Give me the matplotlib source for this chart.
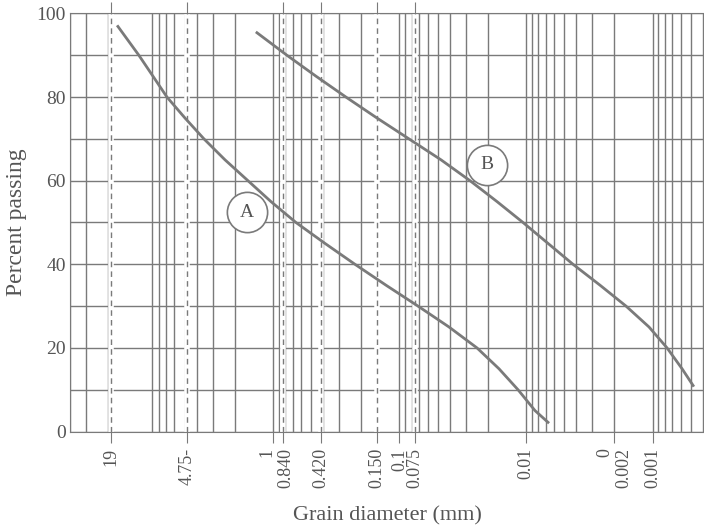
import matplotlib.pyplot as plt
import matplotlib.transforms as mtransforms
import numpy as np
from matplotlib.ticker import LogLocator, NullFormatter

plt.rcParams['font.family'] = ['Liberation Serif', 'DejaVu Serif']

# curve A : grain diameter (mm) / percent passing
dA = [16.80, 11.47, 8.88, 6.88, 4.96, 3.51, 2.395, 1.576, 1.037, 0.658, 0.388,
      0.2248, 0.1278, 0.0714, 0.0406, 0.0244, 0.01634, 0.01157, 0.00849, 0.0067]
pA = [96.9, 90, 85, 80, 75, 70, 65, 60, 55, 50, 45, 40, 35, 30, 25, 20, 15, 10, 5, 2.2]
# curve B
dB = [1.338, 0.775, 0.4571, 0.2648, 0.1507, 0.0841, 0.0470, 0.0277, 0.01695, 0.01056,
      0.0067, 0.00425, 0.0026, 0.00162, 0.001066, 0.000768, 0.000584, 0.000478]
pB = [95.4, 90, 85, 80, 75, 70, 65, 60, 55, 50, 45, 40, 35, 30, 25, 20, 15, 11]

sieves = [19, 4.75, 0.840, 0.420, 0.150, 0.075]
tick_vals = [19, 4.75, 1, 0.840, 0.420, 0.150, 0.1, 0.075, 0.01, 0.002, 0.001]
tick_labels = ['19', '4.75-', '1', '0.840', '0.420', '0.150', '0.1', '0.075',
               '0.01', '0\n0.002', '0.001']

labels = ['A', 'B']
label_pos = [(1.61, 52.5), (0.0204, 63.8)]

grey = '#7a7a7a'
txt = '#555555'

fig = plt.figure(figsize=(7.04, 5.27), dpi=100)
ax = fig.add_axes([0.0994, 0.1812, 0.9006, 0.7932])

ax.set_xscale('log')
ax.set_xlim(40.2, 0.000392)
ax.set_ylim(0, 100)

# grid
ax.xaxis.set_minor_locator(LogLocator(base=10, subs=np.arange(2, 10)))
ax.xaxis.set_minor_formatter(NullFormatter())
ax.set_yticks(np.arange(0, 101, 20))
ax.set_yticks(np.arange(10, 100, 20), minor=True)
ax.grid(True, which='both', color=grey, lw=1.0)
ax.set_axisbelow(True)

for s in sieves:
    ax.axvline(s, color='white', lw=4, zorder=1.5)
    ax.axvline(s, color=grey, lw=1.0, ls=(0, (4, 3)), zorder=1.6)

ax.plot(dA, pA, color=grey, lw=2, zorder=3, solid_joinstyle='round')
ax.plot(dB, pB, color=grey, lw=2, zorder=3, solid_joinstyle='round')

for lab, (x, y) in zip(labels, label_pos):
    ax.plot(x, y, marker='o', ms=29, mfc='white', mec=grey, mew=1.2, zorder=4)
    ax.text(x, y, lab, ha='center', va='center', fontsize=14, color=txt, zorder=5)

ax.set_xticks(tick_vals)
ax.set_xticklabels(tick_labels, rotation=90, multialignment='right')
ax.tick_params(axis='x', which='major', length=8, color=grey, labelsize=13,
               labelcolor=txt, pad=4)
ax.tick_params(axis='x', which='minor', length=0)
ax.tick_params(axis='y', which='both', length=0, labelsize=14, labelcolor=txt, pad=3)

# spread the crowded "1" / "0.840" labels a little
xl = ax.get_xticklabels()
xl[2].set_transform(xl[2].get_transform() + mtransforms.ScaledTranslation(-6 / 100, 0, fig.dpi_scale_trans))
xl[3].set_transform(xl[3].get_transform() + mtransforms.ScaledTranslation(3 / 100, 0, fig.dpi_scale_trans))

top = ax.secondary_xaxis('top')
top.set_xticks(sieves)
top.set_xticklabels([])
top.tick_params(length=8, color=grey)
top.xaxis.set_minor_locator(plt.NullLocator())
top.spines['top'].set_visible(False)

for sp in ['left', 'bottom', 'top']:
    ax.spines[sp].set_color(grey)
ax.spines['right'].set_visible(False)

ax.set_xlabel('Grain diameter (mm)', fontsize=16, color=txt, labelpad=13)
ax.set_ylabel('Percent passing', fontsize=17, color=txt)
ax.yaxis.set_label_coords(-0.068, 0.5)

fig.savefig('out.png', dpi=100)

[TASK INSTRUCTIONS]
Report all lines of the material that contain the word "matplotlib".

[COMPLETED TASK]
Give me the matplotlib source for this chart.
import matplotlib.pyplot as plt
import matplotlib.transforms as mtransforms
from matplotlib.ticker import LogLocator, NullFormatter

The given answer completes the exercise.